* **Provided entries**:
##############################

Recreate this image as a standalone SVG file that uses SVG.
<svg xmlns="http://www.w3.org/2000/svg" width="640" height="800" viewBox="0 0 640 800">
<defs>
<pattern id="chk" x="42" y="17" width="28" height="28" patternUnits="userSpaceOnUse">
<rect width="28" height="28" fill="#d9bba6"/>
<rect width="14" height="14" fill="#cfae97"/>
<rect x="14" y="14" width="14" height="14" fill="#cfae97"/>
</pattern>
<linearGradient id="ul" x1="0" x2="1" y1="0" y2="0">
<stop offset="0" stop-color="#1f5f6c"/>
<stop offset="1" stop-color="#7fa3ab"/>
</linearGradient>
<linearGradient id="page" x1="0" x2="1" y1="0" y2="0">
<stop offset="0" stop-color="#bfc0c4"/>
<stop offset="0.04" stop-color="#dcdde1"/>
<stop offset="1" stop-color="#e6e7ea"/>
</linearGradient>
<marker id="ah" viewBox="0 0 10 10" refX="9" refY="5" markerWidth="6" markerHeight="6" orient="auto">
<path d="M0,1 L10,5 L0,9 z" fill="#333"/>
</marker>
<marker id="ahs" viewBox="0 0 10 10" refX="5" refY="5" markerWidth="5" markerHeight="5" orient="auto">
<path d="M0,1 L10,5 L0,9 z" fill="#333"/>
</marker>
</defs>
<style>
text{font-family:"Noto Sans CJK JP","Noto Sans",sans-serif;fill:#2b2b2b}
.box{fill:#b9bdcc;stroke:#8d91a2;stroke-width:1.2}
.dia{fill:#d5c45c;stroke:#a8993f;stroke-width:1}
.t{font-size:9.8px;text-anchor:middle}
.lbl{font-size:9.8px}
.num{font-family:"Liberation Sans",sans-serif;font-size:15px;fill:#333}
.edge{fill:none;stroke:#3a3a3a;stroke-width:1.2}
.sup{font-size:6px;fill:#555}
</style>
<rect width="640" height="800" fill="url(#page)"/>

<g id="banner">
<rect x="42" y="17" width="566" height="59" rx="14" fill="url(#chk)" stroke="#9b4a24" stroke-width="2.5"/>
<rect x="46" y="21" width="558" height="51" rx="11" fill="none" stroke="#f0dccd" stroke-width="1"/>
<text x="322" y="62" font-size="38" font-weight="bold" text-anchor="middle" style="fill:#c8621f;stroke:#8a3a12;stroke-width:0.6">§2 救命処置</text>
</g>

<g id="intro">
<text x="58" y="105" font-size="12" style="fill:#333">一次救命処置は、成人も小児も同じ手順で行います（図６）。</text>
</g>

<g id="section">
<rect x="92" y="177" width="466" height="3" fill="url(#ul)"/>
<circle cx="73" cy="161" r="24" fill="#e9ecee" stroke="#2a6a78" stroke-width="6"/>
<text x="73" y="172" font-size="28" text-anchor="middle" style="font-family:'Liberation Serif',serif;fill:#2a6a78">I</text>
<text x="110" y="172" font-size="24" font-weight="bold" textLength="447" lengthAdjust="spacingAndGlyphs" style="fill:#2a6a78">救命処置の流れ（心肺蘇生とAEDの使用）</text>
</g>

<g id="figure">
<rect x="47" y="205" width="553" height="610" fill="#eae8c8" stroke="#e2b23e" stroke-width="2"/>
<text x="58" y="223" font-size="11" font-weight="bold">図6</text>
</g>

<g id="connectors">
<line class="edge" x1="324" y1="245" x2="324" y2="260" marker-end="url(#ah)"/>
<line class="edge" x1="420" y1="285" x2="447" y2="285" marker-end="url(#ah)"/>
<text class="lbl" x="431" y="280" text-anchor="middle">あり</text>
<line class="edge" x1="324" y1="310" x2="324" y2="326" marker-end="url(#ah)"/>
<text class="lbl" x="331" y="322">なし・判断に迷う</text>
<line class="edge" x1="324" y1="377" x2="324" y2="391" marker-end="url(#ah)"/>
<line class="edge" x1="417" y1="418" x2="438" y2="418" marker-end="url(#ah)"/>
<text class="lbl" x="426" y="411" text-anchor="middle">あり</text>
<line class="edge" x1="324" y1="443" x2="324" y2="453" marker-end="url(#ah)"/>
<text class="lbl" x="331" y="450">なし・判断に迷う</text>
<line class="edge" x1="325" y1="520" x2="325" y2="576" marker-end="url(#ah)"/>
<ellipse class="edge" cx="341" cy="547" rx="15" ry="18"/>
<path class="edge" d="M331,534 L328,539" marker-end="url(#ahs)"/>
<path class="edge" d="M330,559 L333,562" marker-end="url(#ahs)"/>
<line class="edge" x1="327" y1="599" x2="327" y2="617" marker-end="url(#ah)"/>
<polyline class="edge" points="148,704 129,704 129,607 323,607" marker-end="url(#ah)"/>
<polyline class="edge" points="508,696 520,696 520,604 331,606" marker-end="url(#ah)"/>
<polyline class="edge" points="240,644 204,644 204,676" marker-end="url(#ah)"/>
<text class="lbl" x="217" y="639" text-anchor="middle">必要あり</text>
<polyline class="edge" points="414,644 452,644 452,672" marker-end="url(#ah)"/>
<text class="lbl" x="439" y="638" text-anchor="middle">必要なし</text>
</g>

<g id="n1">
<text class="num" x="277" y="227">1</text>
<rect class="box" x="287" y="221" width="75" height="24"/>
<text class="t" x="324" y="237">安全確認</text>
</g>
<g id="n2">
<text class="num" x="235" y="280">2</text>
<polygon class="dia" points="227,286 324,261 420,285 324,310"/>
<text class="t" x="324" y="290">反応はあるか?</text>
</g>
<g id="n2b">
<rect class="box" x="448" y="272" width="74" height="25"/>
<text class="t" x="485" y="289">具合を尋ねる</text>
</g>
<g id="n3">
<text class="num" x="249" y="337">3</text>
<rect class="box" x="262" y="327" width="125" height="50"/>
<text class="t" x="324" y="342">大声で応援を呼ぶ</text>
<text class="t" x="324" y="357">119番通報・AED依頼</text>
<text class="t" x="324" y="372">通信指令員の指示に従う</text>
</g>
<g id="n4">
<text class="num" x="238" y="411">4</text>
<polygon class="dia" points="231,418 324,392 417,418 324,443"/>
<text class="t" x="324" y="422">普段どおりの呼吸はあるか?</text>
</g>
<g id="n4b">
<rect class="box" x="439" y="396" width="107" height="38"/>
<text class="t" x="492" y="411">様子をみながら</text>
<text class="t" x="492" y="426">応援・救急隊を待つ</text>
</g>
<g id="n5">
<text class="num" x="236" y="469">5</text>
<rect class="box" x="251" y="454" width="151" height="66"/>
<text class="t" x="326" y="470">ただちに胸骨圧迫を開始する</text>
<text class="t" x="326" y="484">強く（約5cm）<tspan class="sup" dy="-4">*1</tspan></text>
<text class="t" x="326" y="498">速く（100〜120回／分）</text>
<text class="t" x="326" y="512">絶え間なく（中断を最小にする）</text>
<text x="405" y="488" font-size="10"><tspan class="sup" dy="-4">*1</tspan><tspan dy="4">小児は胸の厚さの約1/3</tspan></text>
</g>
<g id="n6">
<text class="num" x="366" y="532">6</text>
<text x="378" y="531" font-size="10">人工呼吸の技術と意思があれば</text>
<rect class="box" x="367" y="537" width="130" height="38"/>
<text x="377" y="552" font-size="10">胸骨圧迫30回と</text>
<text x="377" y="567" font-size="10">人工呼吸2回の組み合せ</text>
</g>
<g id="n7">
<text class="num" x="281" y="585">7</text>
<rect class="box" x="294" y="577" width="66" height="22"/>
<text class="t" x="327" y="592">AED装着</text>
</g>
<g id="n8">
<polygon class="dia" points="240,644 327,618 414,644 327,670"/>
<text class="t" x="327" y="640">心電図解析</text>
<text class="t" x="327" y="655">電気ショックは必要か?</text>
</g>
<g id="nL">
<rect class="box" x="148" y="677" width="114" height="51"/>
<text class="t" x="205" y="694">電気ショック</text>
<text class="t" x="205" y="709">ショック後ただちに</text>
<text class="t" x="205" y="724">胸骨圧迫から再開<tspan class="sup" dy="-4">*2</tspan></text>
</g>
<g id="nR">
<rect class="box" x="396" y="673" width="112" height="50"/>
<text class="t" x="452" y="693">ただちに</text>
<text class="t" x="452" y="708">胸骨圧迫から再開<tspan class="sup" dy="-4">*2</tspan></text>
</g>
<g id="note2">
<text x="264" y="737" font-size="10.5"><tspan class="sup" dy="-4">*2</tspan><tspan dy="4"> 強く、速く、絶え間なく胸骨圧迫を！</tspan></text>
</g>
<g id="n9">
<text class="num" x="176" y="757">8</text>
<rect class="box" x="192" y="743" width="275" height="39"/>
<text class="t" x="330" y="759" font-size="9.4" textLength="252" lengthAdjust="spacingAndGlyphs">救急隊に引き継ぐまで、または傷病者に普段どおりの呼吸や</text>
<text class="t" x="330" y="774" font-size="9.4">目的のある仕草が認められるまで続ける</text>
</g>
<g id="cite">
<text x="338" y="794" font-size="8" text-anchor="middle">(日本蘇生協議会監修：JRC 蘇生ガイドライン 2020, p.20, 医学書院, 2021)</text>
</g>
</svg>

##############################

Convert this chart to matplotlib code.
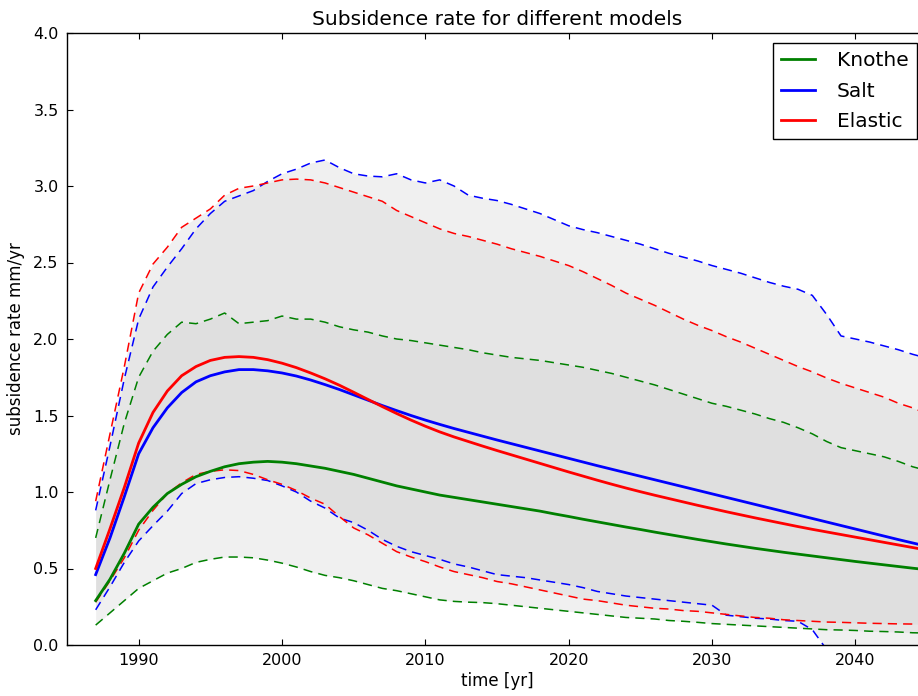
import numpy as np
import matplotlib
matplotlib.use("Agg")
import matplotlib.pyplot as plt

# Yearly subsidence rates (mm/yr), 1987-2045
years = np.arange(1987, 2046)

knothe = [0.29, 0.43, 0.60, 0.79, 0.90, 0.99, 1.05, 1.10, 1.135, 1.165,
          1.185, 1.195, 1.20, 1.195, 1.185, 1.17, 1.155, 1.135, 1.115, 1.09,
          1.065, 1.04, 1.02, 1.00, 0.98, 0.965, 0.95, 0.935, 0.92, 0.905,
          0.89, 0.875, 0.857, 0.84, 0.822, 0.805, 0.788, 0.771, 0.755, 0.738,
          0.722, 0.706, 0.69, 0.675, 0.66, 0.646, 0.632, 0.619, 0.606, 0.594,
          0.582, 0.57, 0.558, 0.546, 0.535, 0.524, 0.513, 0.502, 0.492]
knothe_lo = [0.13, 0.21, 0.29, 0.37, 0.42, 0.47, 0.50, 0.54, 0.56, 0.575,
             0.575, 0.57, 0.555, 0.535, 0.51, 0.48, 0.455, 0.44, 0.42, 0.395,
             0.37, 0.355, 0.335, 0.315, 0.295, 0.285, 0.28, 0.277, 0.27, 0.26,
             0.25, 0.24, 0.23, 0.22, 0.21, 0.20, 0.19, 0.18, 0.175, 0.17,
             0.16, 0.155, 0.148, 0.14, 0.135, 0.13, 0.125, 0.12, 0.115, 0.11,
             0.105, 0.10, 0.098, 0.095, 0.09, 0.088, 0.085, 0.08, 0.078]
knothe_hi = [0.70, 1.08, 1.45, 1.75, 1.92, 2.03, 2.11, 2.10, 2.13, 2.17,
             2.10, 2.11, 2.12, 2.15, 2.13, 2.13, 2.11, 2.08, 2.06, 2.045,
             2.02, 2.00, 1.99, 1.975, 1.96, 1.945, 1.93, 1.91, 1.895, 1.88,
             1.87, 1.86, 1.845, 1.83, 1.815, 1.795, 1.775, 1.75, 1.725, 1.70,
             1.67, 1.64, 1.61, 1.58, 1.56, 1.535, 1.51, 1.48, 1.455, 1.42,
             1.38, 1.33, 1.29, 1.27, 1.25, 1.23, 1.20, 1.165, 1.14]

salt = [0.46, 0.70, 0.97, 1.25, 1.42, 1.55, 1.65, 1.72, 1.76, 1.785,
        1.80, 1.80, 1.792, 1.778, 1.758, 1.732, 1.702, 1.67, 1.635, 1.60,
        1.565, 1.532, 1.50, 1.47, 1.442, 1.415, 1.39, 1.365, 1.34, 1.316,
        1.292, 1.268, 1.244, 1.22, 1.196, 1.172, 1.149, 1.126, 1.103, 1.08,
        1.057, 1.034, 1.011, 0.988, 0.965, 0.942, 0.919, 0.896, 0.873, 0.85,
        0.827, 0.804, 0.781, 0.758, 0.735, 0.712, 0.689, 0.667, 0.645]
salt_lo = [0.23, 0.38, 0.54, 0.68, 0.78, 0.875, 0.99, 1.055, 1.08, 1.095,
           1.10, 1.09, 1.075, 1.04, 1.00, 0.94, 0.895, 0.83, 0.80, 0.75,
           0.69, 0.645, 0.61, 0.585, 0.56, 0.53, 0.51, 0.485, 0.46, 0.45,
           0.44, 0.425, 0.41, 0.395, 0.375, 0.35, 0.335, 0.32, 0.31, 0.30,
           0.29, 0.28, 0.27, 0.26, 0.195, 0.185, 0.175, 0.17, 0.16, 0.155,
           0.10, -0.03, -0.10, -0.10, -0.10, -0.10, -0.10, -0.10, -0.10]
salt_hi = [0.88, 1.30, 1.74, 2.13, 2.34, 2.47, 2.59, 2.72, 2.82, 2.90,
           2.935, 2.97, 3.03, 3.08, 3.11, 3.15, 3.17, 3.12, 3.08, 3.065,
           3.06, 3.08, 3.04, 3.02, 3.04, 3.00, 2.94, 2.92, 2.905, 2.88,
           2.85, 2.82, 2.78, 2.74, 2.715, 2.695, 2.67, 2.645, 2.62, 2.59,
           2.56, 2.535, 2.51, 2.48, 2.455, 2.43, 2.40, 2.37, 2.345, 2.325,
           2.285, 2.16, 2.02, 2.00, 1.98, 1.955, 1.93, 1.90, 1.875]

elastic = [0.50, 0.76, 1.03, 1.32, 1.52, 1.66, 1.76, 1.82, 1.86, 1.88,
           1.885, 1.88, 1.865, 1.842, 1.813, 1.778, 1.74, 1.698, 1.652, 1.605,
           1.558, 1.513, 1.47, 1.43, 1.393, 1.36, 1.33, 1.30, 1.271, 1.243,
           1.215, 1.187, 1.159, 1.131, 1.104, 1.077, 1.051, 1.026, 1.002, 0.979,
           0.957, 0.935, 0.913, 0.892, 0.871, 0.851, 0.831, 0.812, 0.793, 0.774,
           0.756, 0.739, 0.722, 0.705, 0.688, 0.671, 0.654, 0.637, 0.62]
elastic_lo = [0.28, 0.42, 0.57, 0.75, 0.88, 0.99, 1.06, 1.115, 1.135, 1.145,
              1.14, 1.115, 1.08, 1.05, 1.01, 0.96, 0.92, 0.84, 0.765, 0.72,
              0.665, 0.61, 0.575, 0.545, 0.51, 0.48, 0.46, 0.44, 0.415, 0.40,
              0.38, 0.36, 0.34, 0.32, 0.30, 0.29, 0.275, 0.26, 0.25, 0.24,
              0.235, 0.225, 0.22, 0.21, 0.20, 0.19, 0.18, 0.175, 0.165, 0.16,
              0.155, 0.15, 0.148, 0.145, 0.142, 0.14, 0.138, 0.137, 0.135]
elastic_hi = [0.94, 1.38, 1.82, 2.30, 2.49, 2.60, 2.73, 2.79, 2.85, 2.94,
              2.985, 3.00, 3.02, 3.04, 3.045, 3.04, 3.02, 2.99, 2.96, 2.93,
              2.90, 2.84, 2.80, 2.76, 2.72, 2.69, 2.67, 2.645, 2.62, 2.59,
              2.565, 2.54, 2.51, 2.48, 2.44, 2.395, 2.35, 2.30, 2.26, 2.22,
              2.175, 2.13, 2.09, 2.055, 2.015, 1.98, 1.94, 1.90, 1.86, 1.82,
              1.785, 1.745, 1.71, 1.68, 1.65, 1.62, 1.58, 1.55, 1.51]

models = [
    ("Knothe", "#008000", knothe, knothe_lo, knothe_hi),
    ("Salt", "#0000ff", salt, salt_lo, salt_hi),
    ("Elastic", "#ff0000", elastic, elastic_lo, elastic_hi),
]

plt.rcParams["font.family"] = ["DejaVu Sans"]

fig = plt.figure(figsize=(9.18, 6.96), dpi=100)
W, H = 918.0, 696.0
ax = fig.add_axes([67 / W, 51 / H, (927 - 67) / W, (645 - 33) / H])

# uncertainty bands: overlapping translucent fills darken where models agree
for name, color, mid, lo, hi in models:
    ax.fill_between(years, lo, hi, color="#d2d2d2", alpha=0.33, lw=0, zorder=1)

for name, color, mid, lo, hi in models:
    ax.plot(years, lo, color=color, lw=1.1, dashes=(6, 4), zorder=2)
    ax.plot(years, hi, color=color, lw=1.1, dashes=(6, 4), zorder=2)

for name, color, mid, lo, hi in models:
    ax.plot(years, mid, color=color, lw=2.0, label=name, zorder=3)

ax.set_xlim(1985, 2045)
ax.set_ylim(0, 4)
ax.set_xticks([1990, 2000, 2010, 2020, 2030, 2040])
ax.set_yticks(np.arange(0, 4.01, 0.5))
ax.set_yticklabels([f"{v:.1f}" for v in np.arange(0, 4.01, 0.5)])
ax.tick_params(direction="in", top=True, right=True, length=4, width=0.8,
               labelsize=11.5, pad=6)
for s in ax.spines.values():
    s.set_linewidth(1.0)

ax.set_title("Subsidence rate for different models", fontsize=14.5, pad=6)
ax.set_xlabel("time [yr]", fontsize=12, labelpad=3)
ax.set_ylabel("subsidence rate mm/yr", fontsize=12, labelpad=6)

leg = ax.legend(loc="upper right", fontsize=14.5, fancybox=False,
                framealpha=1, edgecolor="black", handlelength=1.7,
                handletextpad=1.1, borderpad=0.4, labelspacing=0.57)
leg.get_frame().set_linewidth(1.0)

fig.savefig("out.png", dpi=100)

##############################

* **What you should do**: In the listing above, find the line containing "Convert this chart to matplotlib code." and the line containing "years = np.arange(1987, 2046)". Reproduce those lines and all between them exactly, with no pictures and nothing more.

* **Solved exercise**:
Convert this chart to matplotlib code.
import numpy as np
import matplotlib
matplotlib.use("Agg")
import matplotlib.pyplot as plt

# Yearly subsidence rates (mm/yr), 1987-2045
years = np.arange(1987, 2046)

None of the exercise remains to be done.